Danny Robins and his hugely popular Uncanny podcast, which was made into a TV series for BBC Two last year, will be going stateside with the launch of Uncanny USA.

Following the success of Lady Killers, historian and broadcaster Lucy Worsley launches a spin-off, Lady Swindlers, unearthing the infamous female grifters and con-women from history.

Gabriel Gatehouse and team are back with a second series of their award-winning hit podcast, The Coming Storm, ahead of the US Presidential Election.

Hannah Fry returns with a new series of Unchartered – uncovering the extraordinary stories revealed by the lines on graphs.

There will be a new ten part comedy series with Michael Spicer, called Michael Spicer: No Room, launching this spring.

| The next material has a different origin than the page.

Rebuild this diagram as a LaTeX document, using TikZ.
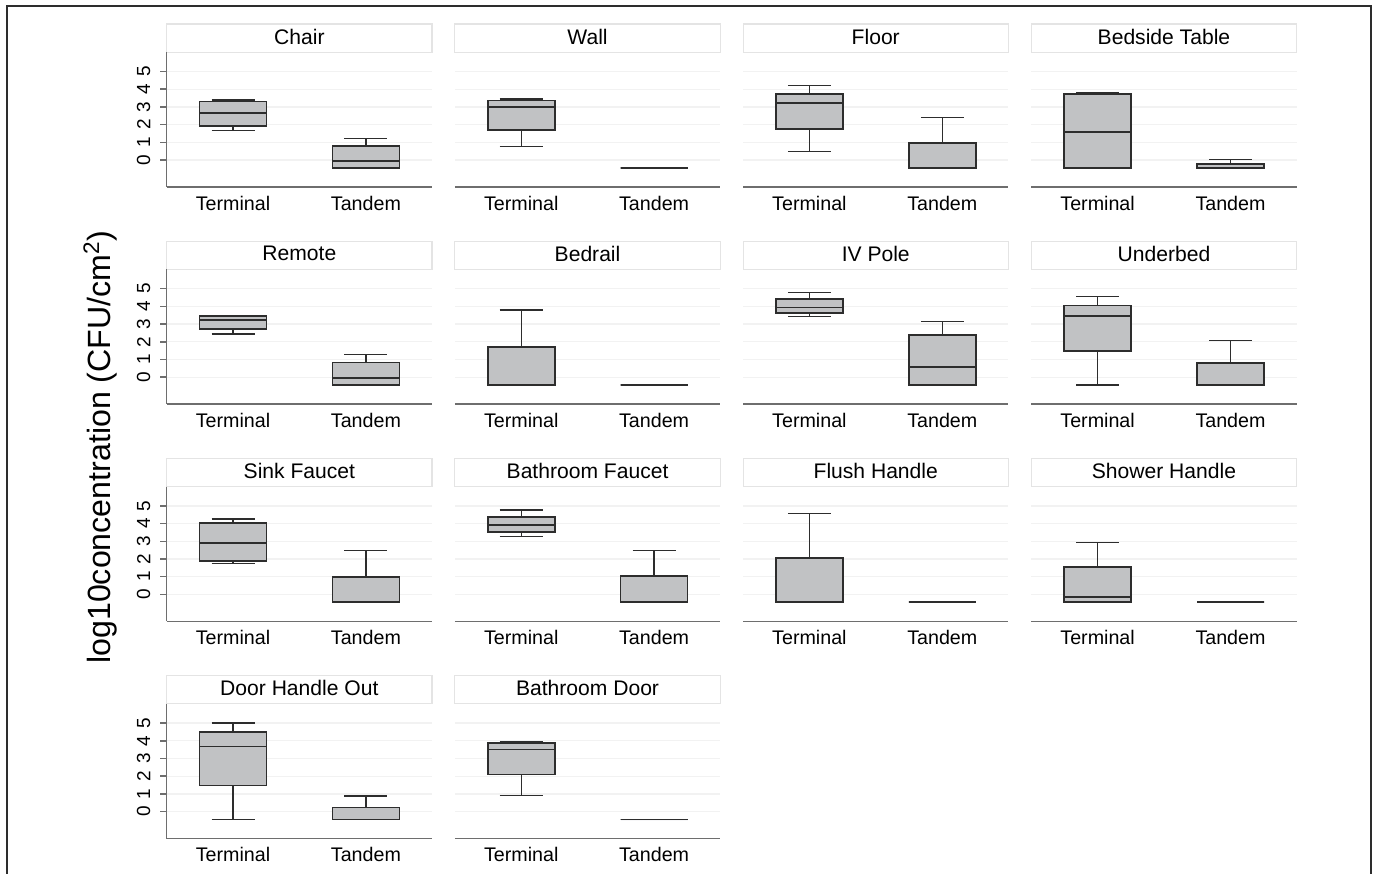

Fans of Call Jonathan Pie will be delighted to learn he’ll be back for one or two specials that will include the US Election and a new series in 2025.

Mary Beard returns with Being Roman where she brings back to vivid life real individuals from ancient Rome.

Actor Michael Sheen explores the strange art of acting, from classic techniques to the pursuit of Method authenticity in a new 3 part series. He speaks to some of today’s most acclaimed performers about their different approaches to getting into character and delves into the off-stage drama of drama schools.